__The task__.
All lines below must be repeated exactly, with the pictures omitted.

__Dataset section__.

________________

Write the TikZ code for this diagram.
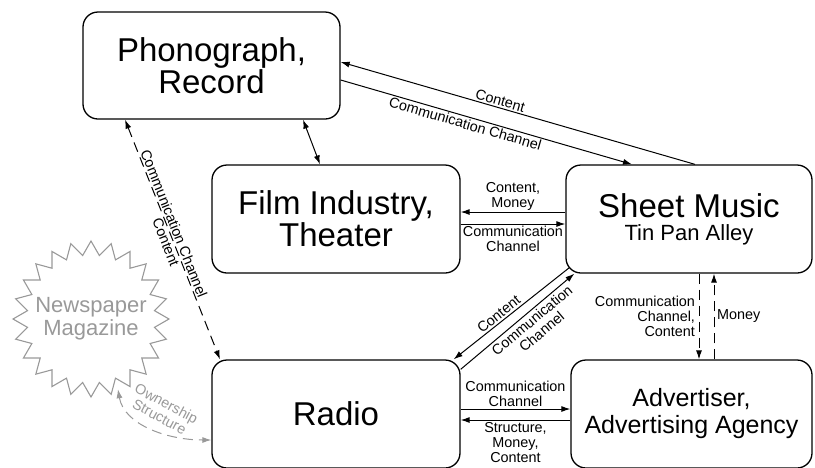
\documentclass[tikz,border=0pt]{standalone}
\usepackage{fontspec}
\setmainfont{Liberation Sans}
\usepackage{tikz}
\usetikzlibrary{arrows.meta,calc}

\definecolor{newsgray}{gray}{0.6}
\newcommand{\bigtxt}{\fontsize{33}{32}\selectfont}
\newcommand{\midtxt}{\fontsize{25}{27}\selectfont}
\newcommand{\subtxt}{\fontsize{22}{23}\selectfont}
\newcommand{\lbltxt}{\fontsize{14.4}{15}\selectfont}

\begin{document}
\begin{tikzpicture}[x=1pt,y=-1pt,
  >={Latex[length=9pt,width=6pt]},
  box/.style={draw, line width=1.3pt, rounded corners=15pt, align=center, inner sep=0pt},
  conn/.style={line width=1pt, ->},
  dconn/.style={conn, dash pattern=on 10pt off 6pt},
  lbl/.style={font=\lbltxt, align=center, inner sep=1.5pt}]
\useasboundingbox (0,0) rectangle (815,467);

% boxes
\node[box, minimum width=257pt, minimum height=107pt, font=\bigtxt] (phono) at (211.5,65.5) {Phonograph,\\Record};
\node[box, minimum width=248pt, minimum height=108pt, font=\bigtxt] (film) at (336,219) {Film Industry,\\Theater};
\node[box, minimum width=246pt, minimum height=108pt, font=\subtxt] (sheet) at (689,219) {{\bigtxt Sheet Music}\\Tin Pan Alley};
\node[box, minimum width=248pt, minimum height=108pt, font=\bigtxt] (radio) at (336,414) {Radio};
\node[box, minimum width=241pt, minimum height=108pt, font=\midtxt] (adv) at (691.5,414) {Advertiser,\\Advertising Agency};

% newspaper star
\node[circle, minimum size=150pt, inner sep=0pt, font=\subtxt, text=newsgray, align=center] (news) at (91,319) {Newspaper\\Magazine};
\draw[newsgray, line width=1.1pt] ($(news.center)+(90:78)$)
  \foreach \i in {1,...,47} { -- ($(news.center)+({90+7.5*\i}:{64+14*mod(\i+1,2)})$) } -- cycle;

% phonograph <-> sheet music
\draw[conn] ([xshift=6pt]sheet.north) -- ([yshift=3.5pt]phono.east)
  node[lbl, sloped, pos=0.555, above] {Content};
\draw[conn] ([yshift=-14.5pt]phono.east) -- ([xshift=-57pt]sheet.north)
  node[lbl, sloped, pos=0.435, below] {Communication Channel};

% phonograph <-> film
\draw[line width=1pt, <->] ([xshift=91.5pt]phono.south) -- ([xshift=-16pt]film.north);

% phonograph <-> radio
\draw[dconn, <->] ([xshift=-86.5pt]phono.south) -- ([xshift=-116pt]radio.north)
  node[lbl, sloped, pos=0.445, above] {Communication Channel}
  node[lbl, sloped, pos=0.5, below] {Content};

% film <-> sheet music
\draw[conn] ([yshift=7pt]sheet.west) -- ([yshift=7pt]film.east)
  node[lbl, midway, above] {Content,\\Money};
\draw[conn] ([yshift=-5pt]film.east) -- ([yshift=-5pt]sheet.west)
  node[lbl, midway, below] {Communication\\Channel};

% sheet music <-> radio
\draw[conn] ([shift={(4pt,6pt)}]sheet.south west) -- ([xshift=-7pt]radio.north east)
  node[lbl, sloped, pos=0.57, above, inner sep=2pt] {Content};
\draw[conn] ([yshift=-10pt]radio.north east) -- ([xshift=9pt]sheet.south west)
  node[lbl, sloped, pos=0.58, below, inner sep=2.5pt] {Communication\\Channel};

% sheet music <-> advertiser
\draw[dconn] ([xshift=10pt]sheet.south) -- ([xshift=7.5pt]adv.north)
  node[lbl, midway, left, align=right, xshift=-2pt] {Communication\\Channel,\\Content};
\draw[dconn] ([xshift=22.5pt]adv.north) -- ([xshift=25pt]sheet.south)
  node[lbl, midway, right, xshift=1pt] {Money};

% radio <-> advertiser
\draw[conn] ([yshift=5pt]radio.east) -- ([yshift=5pt]adv.west)
  node[lbl, midway, above] {Communication\\Channel};
\draw[conn] ([yshift=-6pt]adv.west) -- ([yshift=-6pt]radio.east)
  node[lbl, midway, below] {Structure,\\Money,\\Content};

% ownership
\draw[newsgray, line width=1pt, dash pattern=on 10pt off 6pt, <->] (news.-69)
  .. controls +(6,35) and +(-45,0) .. ([yshift=-26pt]radio.west);
\node[font=\lbltxt, text=newsgray, align=center, rotate=-28] (ownlbl) at (163,410) {Ownership\\Structure};
\end{tikzpicture}
\end{document}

________________

__Result of the task__.
Write the TikZ code for this diagram.
\documentclass[tikz,border=0pt]{standalone}
\usepackage{fontspec}
\setmainfont{Liberation Sans}
\usepackage{tikz}
\usetikzlibrary{arrows.meta,calc}

\definecolor{newsgray}{gray}{0.6}
\newcommand{\bigtxt}{\fontsize{33}{32}\selectfont}
\newcommand{\midtxt}{\fontsize{25}{27}\selectfont}
\newcommand{\subtxt}{\fontsize{22}{23}\selectfont}
\newcommand{\lbltxt}{\fontsize{14.4}{15}\selectfont}

\begin{document}
\begin{tikzpicture}[x=1pt,y=-1pt,
  >={Latex[length=9pt,width=6pt]},
  box/.style={draw, line width=1.3pt, rounded corners=15pt, align=center, inner sep=0pt},
  conn/.style={line width=1pt, ->},
  dconn/.style={conn, dash pattern=on 10pt off 6pt},
  lbl/.style={font=\lbltxt, align=center, inner sep=1.5pt}]
\useasboundingbox (0,0) rectangle (815,467);

% boxes
\node[box, minimum width=257pt, minimum height=107pt, font=\bigtxt] (phono) at (211.5,65.5) {Phonograph,\\Record};
\node[box, minimum width=248pt, minimum height=108pt, font=\bigtxt] (film) at (336,219) {Film Industry,\\Theater};
\node[box, minimum width=246pt, minimum height=108pt, font=\subtxt] (sheet) at (689,219) {{\bigtxt Sheet Music}\\Tin Pan Alley};
\node[box, minimum width=248pt, minimum height=108pt, font=\bigtxt] (radio) at (336,414) {Radio};
\node[box, minimum width=241pt, minimum height=108pt, font=\midtxt] (adv) at (691.5,414) {Advertiser,\\Advertising Agency};

% newspaper star
\node[circle, minimum size=150pt, inner sep=0pt, font=\subtxt, text=newsgray, align=center] (news) at (91,319) {Newspaper\\Magazine};
\draw[newsgray, line width=1.1pt] ($(news.center)+(90:78)$)
  \foreach \i in {1,...,47} { -- ($(news.center)+({90+7.5*\i}:{64+14*mod(\i+1,2)})$) } -- cycle;

% phonograph <-> sheet music
\draw[conn] ([xshift=6pt]sheet.north) -- ([yshift=3.5pt]phono.east)
  node[lbl, sloped, pos=0.555, above] {Content};
\draw[conn] ([yshift=-14.5pt]phono.east) -- ([xshift=-57pt]sheet.north)
  node[lbl, sloped, pos=0.435, below] {Communication Channel};

% phonograph <-> film
\draw[line width=1pt, <->] ([xshift=91.5pt]phono.south) -- ([xshift=-16pt]film.north);

% phonograph <-> radio
\draw[dconn, <->] ([xshift=-86.5pt]phono.south) -- ([xshift=-116pt]radio.north)
  node[lbl, sloped, pos=0.445, above] {Communication Channel}
  node[lbl, sloped, pos=0.5, below] {Content};

% film <-> sheet music
\draw[conn] ([yshift=7pt]sheet.west) -- ([yshift=7pt]film.east)
  node[lbl, midway, above] {Content,\\Money};
\draw[conn] ([yshift=-5pt]film.east) -- ([yshift=-5pt]sheet.west)
  node[lbl, midway, below] {Communication\\Channel};

% sheet music <-> radio
\draw[conn] ([shift={(4pt,6pt)}]sheet.south west) -- ([xshift=-7pt]radio.north east)
  node[lbl, sloped, pos=0.57, above, inner sep=2pt] {Content};
\draw[conn] ([yshift=-10pt]radio.north east) -- ([xshift=9pt]sheet.south west)
  node[lbl, sloped, pos=0.58, below, inner sep=2.5pt] {Communication\\Channel};

% sheet music <-> advertiser
\draw[dconn] ([xshift=10pt]sheet.south) -- ([xshift=7.5pt]adv.north)
  node[lbl, midway, left, align=right, xshift=-2pt] {Communication\\Channel,\\Content};
\draw[dconn] ([xshift=22.5pt]adv.north) -- ([xshift=25pt]sheet.south)
  node[lbl, midway, right, xshift=1pt] {Money};

% radio <-> advertiser
\draw[conn] ([yshift=5pt]radio.east) -- ([yshift=5pt]adv.west)
  node[lbl, midway, above] {Communication\\Channel};
\draw[conn] ([yshift=-6pt]adv.west) -- ([yshift=-6pt]radio.east)
  node[lbl, midway, below] {Structure,\\Money,\\Content};

% ownership
\draw[newsgray, line width=1pt, dash pattern=on 10pt off 6pt, <->] (news.-69)
  .. controls +(6,35) and +(-45,0) .. ([yshift=-26pt]radio.west);
\node[font=\lbltxt, text=newsgray, align=center, rotate=-28] (ownlbl) at (163,410) {Ownership\\Structure};
\end{tikzpicture}
\end{document}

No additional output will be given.